Argonne tackles energy conservation, competitiveness

  • 07-Aug-2008 04:38 EDT

Argonne’s dynamometer handles compact and four-wheel drive vehicles.

Two topics dominated daily press coverage of the auto industry during 2007: the decline of U.S. automakers and the push for energy conservation driven in response to rising fuel prices.

Not coincidentally, those issues are also at the forefront of research projects at Argonne National Laboratory. The research lab, funded primarily by the U.S. Department of Energy (DOE), will spend around $40 million for transportation research this year. Argonne’s research efforts play a major role in determining what projects DOE suggests Congress should consider supporting.

“The government funds a lot of R&D work in technology. Many of our projects are designed to make sure they’re spending that money wisely,” said Don Hillebrand, Director of the Center for Transportation Research at Argonne.

Although Argonne’s researchers look at many aspects of transportation, the 200 staffers are currently putting most of their focus on alternative energy sources ranging from near-term solutions such as ethanol and hybrid vehicles to those requiring more development such as fuel cells. Though a big part of that effort is designed to conserve fossil fuels and reduce pollution, the research also aims to protect the nation by diversifying energy sources.

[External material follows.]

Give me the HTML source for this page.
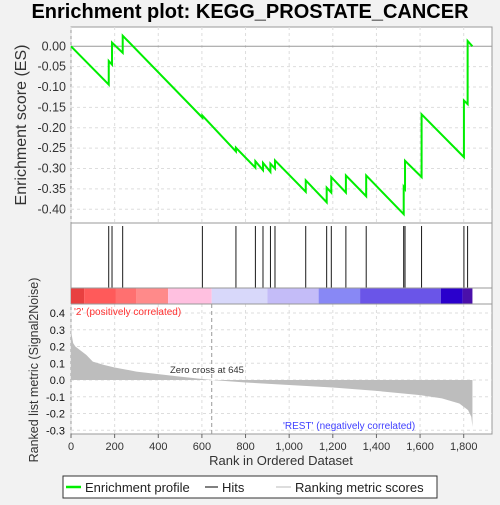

“We work on different engines running on different sources so if any one fuel went off, the risk to the economy is less. No one point can shut down our transportation system,” Hillebrand said.

Another goal for the government-funded research is to foster American competitiveness. “We will do research programs with foreign companies, but they have to be in areas that don’t impact American competitiveness,” Hillebrand said.

However, the lab works closely with many foreign automotive companies. Underscoring Argonne’s international efforts, BMW’s Hydrogen 7 team demonstrated its fueling technique during a recent Green Transportation open house, and Hillebrand noted that Japanese automakers have been quite open about sharing much information about hybrids.

Argonne’s research spans a range of electric motors and engines, from 0.5-L up to 11.0-L locomotive engines. Scanning electron microscopes and X-ray machines give engineers a way to look at molecular aspects of their projects and peer inside components. Extensive instrumentation systems also help in studies of battery lifetimes and other programs.

Among the lab’s tools are a large dynamometer designed for testing all four wheels. That’s increasingly important with hybrids and other emerging technologies. “With regenerative braking, we need to make sure we fully simulate exactly what’s happening on the road,” said Scott Miers, Research Engineer at Argonne.

Although most efforts are aimed at technologies used by OEMs and Tier 1 suppliers, they also look at such technologies as fuel additives and aftermarket systems. No fuel additives have proven effective for improving mileage, and researchers note that some aftermarket technologies such as plug-in chargers for hybrids consume more energy than a conventional gasoline engine.

Examining the interaction between components becomes more important when various technologies are blended, as in hybrid systems. “All systems are interactive. It’s easy to build a bad hybrid,” Hillebrand said.